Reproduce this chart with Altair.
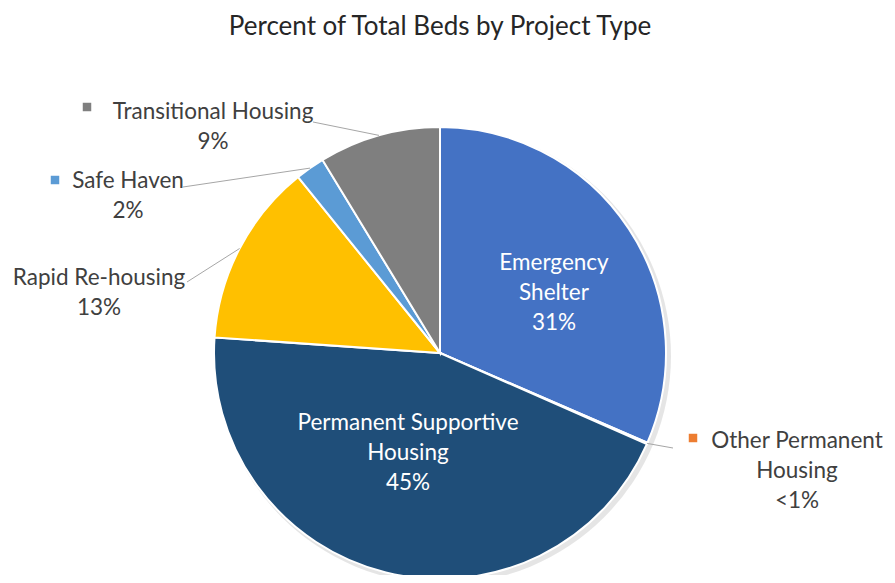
import altair as alt
import pandas as pd

# ---- data ----
categories = ["Emergency Shelter", "Other Permanent Housing", "Permanent Supportive Housing",
              "Rapid Re-housing", "Safe Haven", "Transitional Housing"]
shares = [31.5, 0.1, 44.5, 13.1, 2.1, 8.7]
pct_labels = ["31%", "<1%", "45%", "13%", "2%", "9%"]
label_text = ["Emergency\nShelter", "Other Permanent\nHousing", "Permanent Supportive\nHousing",
              "Rapid Re-housing", "Safe Haven", "Transitional Housing"]
colors = ["#4472C4", "#ED7D31", "#1F4E79", "#FFC000", "#5B9BD5", "#7F7F7F"]
title = "Percent of Total Beds by Project Type"

# ---- layout (pixels in plot area; text y = baseline of first line) ----
CX, CY, R = 432, 345, 226
FONT = "Lato"
label_pos = {
    "Emergency Shelter": (546, 262),
    "Other Permanent Housing": (789, 440),
    "Permanent Supportive Housing": (400, 422),
    "Rapid Re-housing": (91, 277),
    "Safe Haven": (120, 180),
    "Transitional Housing": (205, 111),
}
lead_end = {
    "Other Permanent Housing": (665, 440),
    "Rapid Re-housing": (179, 274),
    "Safe Haven": (175, 179),
    "Transitional Housing": (305, 114),
}
marker_pos = {
    "Other Permanent Housing": (685, 430),
    "Safe Haven": (47, 172),
    "Transitional Housing": (79, 99),
}
inside = {"Emergency Shelter", "Permanent Supportive Housing"}

df = pd.DataFrame({"category": categories, "share": shares, "pct": pct_labels,
                   "order": list(range(len(categories)))})
df["full"] = [f"{l}\n{p}" for l, p in zip(label_text, pct_labels)]
df["lx"] = [label_pos[c][0] for c in categories]
df["ly"] = [label_pos[c][1] for c in categories]
df["tcolor"] = ["#FFFFFF" if c in inside else "#404040" for c in categories]
df["lead_x"] = [lead_end[c][0] if c in lead_end else None for c in categories]
df["lead_y"] = [lead_end[c][1] if c in lead_end else None for c in categories]
df["mx"] = [marker_pos[c][0] if c in marker_pos else None for c in categories]
df["my"] = [marker_pos[c][1] if c in marker_pos else None for c in categories]

color_scale = alt.Scale(domain=categories, range=colors)

shadow = alt.Chart(df).transform_aggregate(total="sum(share)").mark_arc(
    radius=R + 2, color="#000000", opacity=0.10
).encode(theta=alt.Theta("total:Q"), x=alt.value(CX + 3), y=alt.value(CY + 3))

pie = alt.Chart(df).mark_arc(radius=R, stroke="white", strokeWidth=2).encode(
    theta=alt.Theta("share:Q", stack=True),
    color=alt.Color("category:N", scale=color_scale, legend=None),
    order=alt.Order("order:Q"),
    x=alt.value(CX), y=alt.value(CY),
)

lines = alt.Chart(df).transform_window(
    cum="sum(share)", sort=[alt.SortField("order")], frame=[None, 0]
).transform_joinaggregate(total="sum(share)").transform_calculate(
    mid="(datum.cum - datum.share / 2) / datum.total * 2 * PI",
    ex=f"{CX} + {R} * sin(datum.mid)",
    ey=f"{CY} - {R} * cos(datum.mid)",
).transform_filter("isValid(datum.lead_x)").mark_rule(
    color="#A6A6A6", strokeWidth=1
).encode(
    x=alt.X("ex:Q", scale=None, axis=None), y=alt.Y("ey:Q", scale=None, axis=None),
    x2="lead_x:Q", y2="lead_y:Q",
)

markers = alt.Chart(df).transform_filter("isValid(datum.mx)").mark_square(
    size=72, opacity=1
).encode(
    x=alt.X("mx:Q", scale=None, axis=None), y=alt.Y("my:Q", scale=None, axis=None),
    color=alt.Color("category:N", scale=color_scale, legend=None),
)

texts = alt.Chart(df).mark_text(
    font=FONT, fontSize=22.5, lineBreak="\n", lineHeight=30, align="center", baseline="alphabetic"
).encode(
    x=alt.X("lx:Q", scale=None, axis=None), y=alt.Y("ly:Q", scale=None, axis=None),
    text="full:N", color=alt.Color("tcolor:N", scale=None),
)

title_mark = alt.Chart(pd.DataFrame({"t": [title]})).mark_text(
    font=FONT, fontSize=26, color="#262626", align="center", baseline="alphabetic"
).encode(x=alt.value(432), y=alt.value(27), text="t:N")

chart = alt.layer(shadow, pie, lines, markers, texts, title_mark).properties(
    width=879, height=567, autosize="none", padding=0
).configure_view(stroke=None)

chart.save("out.html", embed_options={"renderer": "svg", "actions": False})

────────────────────

The lines from the top of the data above through the one holding "import pandas as pd" are to be repeated exactly, and only those, with no pictures.

Reproduce this chart with Altair.
import altair as alt
import pandas as pd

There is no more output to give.